### DATASET EXTRACT

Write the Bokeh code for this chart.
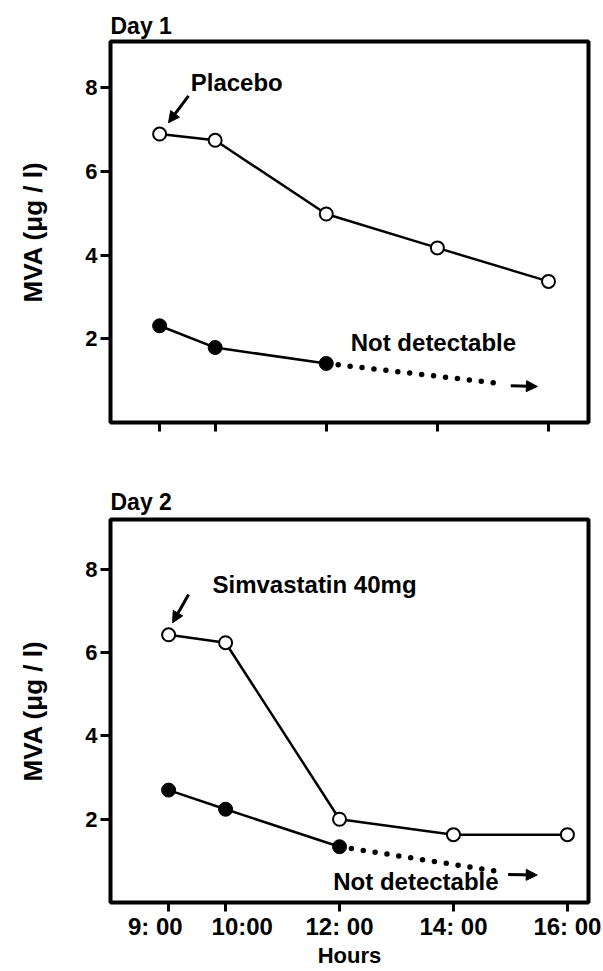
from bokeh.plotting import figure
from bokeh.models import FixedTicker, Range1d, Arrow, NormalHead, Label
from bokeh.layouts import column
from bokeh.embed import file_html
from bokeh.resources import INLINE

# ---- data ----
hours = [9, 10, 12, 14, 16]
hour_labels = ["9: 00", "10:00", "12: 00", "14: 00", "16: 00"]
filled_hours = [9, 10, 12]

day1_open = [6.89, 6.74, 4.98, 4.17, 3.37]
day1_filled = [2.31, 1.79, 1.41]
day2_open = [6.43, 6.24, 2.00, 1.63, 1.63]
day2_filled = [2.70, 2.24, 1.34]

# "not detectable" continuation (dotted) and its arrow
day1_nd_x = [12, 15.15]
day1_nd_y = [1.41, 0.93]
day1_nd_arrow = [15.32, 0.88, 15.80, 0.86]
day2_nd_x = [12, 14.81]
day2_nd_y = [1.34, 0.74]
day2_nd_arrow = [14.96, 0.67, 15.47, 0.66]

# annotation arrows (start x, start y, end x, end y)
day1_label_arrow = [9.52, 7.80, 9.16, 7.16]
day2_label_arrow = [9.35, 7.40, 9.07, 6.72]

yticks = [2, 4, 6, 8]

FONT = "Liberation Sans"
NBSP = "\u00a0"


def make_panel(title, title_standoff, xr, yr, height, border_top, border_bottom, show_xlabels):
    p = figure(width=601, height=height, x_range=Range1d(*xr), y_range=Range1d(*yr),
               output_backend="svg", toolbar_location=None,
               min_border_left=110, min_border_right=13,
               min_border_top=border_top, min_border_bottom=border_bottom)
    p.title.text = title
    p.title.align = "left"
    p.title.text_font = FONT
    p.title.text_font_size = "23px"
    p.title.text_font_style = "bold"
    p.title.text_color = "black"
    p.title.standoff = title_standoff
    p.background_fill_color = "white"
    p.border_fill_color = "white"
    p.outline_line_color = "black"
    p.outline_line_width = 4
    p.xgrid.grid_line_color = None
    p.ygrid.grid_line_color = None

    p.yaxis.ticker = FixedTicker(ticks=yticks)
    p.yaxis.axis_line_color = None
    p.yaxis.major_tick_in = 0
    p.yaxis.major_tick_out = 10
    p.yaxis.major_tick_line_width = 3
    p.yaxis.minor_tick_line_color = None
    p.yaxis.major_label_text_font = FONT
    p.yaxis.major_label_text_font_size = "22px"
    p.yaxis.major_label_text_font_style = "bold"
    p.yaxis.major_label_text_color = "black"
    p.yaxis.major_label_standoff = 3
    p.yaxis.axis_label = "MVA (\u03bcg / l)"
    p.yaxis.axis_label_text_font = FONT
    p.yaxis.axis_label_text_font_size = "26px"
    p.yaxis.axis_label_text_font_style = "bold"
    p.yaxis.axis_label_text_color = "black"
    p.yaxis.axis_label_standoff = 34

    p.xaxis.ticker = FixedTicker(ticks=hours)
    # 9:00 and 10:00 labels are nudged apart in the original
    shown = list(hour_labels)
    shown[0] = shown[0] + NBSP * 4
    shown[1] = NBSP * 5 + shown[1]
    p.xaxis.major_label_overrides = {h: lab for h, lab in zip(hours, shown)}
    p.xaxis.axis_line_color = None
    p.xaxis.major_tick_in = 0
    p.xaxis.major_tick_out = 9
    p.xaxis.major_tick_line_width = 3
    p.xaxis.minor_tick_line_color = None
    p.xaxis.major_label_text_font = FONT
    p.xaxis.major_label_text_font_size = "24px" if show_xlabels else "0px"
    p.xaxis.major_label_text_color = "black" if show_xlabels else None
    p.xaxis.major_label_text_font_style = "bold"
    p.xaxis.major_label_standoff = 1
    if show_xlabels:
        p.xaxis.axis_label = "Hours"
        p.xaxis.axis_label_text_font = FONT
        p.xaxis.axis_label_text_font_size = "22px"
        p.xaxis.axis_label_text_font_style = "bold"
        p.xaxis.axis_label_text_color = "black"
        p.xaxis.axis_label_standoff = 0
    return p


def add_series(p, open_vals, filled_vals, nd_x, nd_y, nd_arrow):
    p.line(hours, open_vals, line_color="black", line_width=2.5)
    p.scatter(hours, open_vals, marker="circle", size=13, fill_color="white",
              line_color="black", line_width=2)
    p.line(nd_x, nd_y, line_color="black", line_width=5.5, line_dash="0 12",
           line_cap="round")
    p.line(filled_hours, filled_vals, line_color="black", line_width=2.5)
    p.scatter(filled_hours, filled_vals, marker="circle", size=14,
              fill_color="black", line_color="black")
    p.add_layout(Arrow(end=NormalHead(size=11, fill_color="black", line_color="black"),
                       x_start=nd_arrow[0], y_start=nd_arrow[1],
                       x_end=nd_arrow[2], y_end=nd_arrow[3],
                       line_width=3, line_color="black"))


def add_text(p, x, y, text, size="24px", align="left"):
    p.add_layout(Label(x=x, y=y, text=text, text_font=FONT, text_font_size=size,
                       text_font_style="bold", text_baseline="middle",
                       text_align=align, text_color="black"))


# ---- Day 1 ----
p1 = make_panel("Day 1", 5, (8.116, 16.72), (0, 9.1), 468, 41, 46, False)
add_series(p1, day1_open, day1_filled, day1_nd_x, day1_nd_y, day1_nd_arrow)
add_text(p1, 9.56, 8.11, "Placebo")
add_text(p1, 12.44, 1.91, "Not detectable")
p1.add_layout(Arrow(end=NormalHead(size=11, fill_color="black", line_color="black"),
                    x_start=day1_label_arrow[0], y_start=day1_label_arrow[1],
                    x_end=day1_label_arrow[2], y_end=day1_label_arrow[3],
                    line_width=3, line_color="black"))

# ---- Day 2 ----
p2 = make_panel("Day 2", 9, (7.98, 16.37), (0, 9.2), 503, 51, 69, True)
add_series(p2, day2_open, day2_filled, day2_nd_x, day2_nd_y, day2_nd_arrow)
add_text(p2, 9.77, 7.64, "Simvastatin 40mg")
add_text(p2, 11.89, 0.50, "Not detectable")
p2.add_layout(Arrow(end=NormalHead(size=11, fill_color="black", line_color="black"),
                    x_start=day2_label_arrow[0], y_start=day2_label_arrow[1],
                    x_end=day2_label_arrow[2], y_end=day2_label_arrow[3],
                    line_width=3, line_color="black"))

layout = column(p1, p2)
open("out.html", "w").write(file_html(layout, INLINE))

######

WHAT YOU SHOULD DO> The lines from the top of the data above through the one holding "day2_filled = [2.70, 2.24, 1.34]" are to be repeated exactly, and only those, with no pictures.

ANSWER FOR THIS EXERCISE>
Write the Bokeh code for this chart.
from bokeh.plotting import figure
from bokeh.models import FixedTicker, Range1d, Arrow, NormalHead, Label
from bokeh.layouts import column
from bokeh.embed import file_html
from bokeh.resources import INLINE

# ---- data ----
hours = [9, 10, 12, 14, 16]
hour_labels = ["9: 00", "10:00", "12: 00", "14: 00", "16: 00"]
filled_hours = [9, 10, 12]

day1_open = [6.89, 6.74, 4.98, 4.17, 3.37]
day1_filled = [2.31, 1.79, 1.41]
day2_open = [6.43, 6.24, 2.00, 1.63, 1.63]
day2_filled = [2.70, 2.24, 1.34]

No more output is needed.